Teherans Bevölkerung spürt Sanktionen
Der Iran kommt durch die neuen EU- und US-Sanktionen zunehmend in Bedrängnis. Zuletzt hat die EU ein Gas -und Energieembargo sowie einige Kontosperren beschlossen. Die Leute in Teheran spüren steigende Preise und wachsende Verknappung. Der Druck auf das Regime steigt.
8. April 2017, 21:58
Mittagsjournal, 22.10.2012
Aus dem Iran,
"Wirtschaftskrieg" gegen Teheran
In den großen Basar von Teheran ist wieder Alltag eingekehrt. Der Schock nach den ersten drastischen Preiserhöhungen scheint sich gelegt zu haben. Nur die Polizisten wirken ungewöhnlich nervös, seit es hier Anfang des Monats zu Protesten und Unruhen gekommen ist.
Noch im Sommer durfte man im Iran noch nicht öffentlich sagen, dass die Sanktionen des Westens dem Land Probleme bereiten. Das hat sich geändert. Das Thema ist in aller Munde, seit Präsident Ahmadinejad von einem "Wirtschaftskrieg" gesprochen hat, der gegen sein Land geführt werde. Patriotische und nationale
Parolen haben Hochkonjunktur. Zahlreiche iranische Flaggen sind im Stadtbild aufgetaucht: Wir werden das aushalten - es ist wie damals im Krieg gegen den Irak, erzählt ein Tischler aus Teheran. 8 Jahre habe der Krieg gedauert, und auch damals sei der Westen nicht auf der Seite des Iran gewesen.
Preise klettern hinauf
Jetzt gibt es also wieder Notmaßnahmen. Alles was importiert werden muss, vom Weizen bis zum Zahnimplantat, wurde je nach Wichtigkeit, in Devisenkategorien eingeteilt. Medikamente
und Lebensmittel können weiterhin zum günstigsten Kurs importiert werden. Für Autos beispielsweise muss jeder Händler ab nun bis zu doppelt so viel Rial bezahlen.

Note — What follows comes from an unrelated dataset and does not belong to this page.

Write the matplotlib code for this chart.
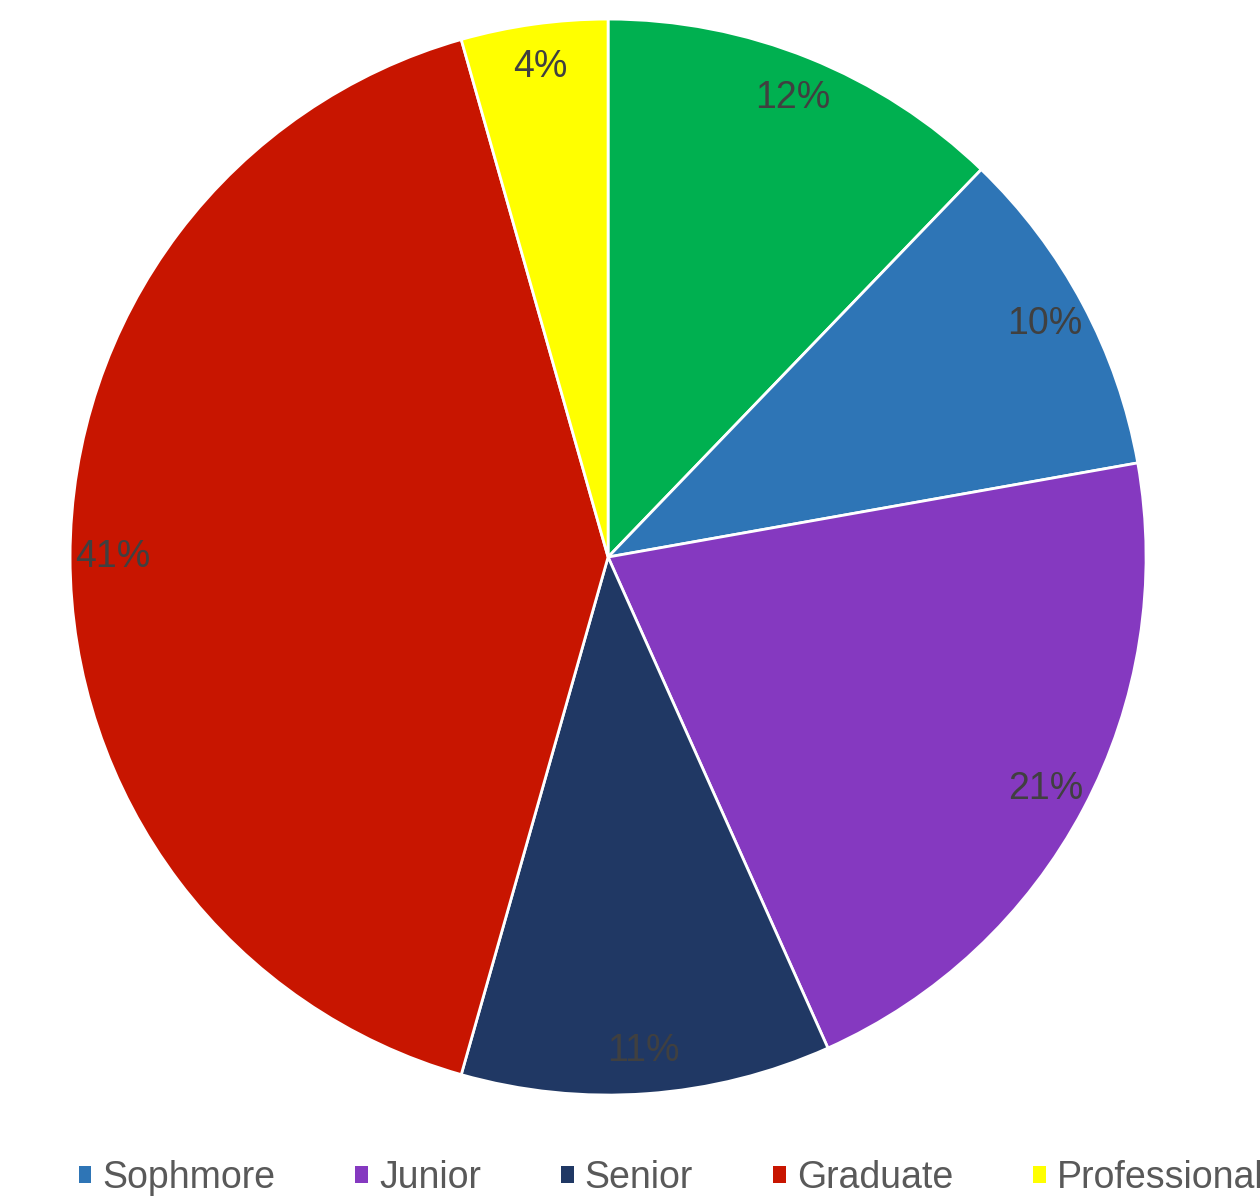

Dazu kommt, dass die Gesetze des Marktes, sonst im Iran ebenso geschätzt wie im Westen, jetzt gegen die Bevölkerung arbeiten. Wer etwa einen Computer oder ein anderes Importgerät kaufen will,
bekommt das oft nicht, obwohl die Auslagen voll sind. Denn die Händler halten ihre Ware zurück, wollen lieber zum Preis von übermorgen verkaufen.
Unverständnis bei den Menschen
Auch in der Mejlis, dem iranischen Parlament, ist die gereizte Stimmung zu spüren. Abgeordnete aus ärmeren Provinzen verlangen von der Regierung mehr Subventionen, um die harten Zeiten zu
überstehen. Und Präsident Ahmadinejad kämpft dagegen, von der Geistlichkeit zum Sündenbock für die Unzufriedenen gestempelt zu werden.
Wozu all das nötig sei, wenn man sich am Ende doch mit dem Westen an einen Tisch setzen werde, ist von vielen Iranern zu hören. Als Kritik an beide Seiten. Oder wie es der Tischler auf dem Basar formuliert: Fehler macht jeder. Aber auf die Fehler des Anderen mit Fingern zeigen, das ist ein doppelter Fehler. Wenn unsere Gesellschaft gut lebt, habt doch auch Ihr was davon! Wenn es uns gut geht, dann geht es doch auch euch im Westen gut.
Dass Europa und die USA tatsächlich aus Angst vor einer iranischen Atombombe handeln, glauben hier jedenfalls die Wenigsten.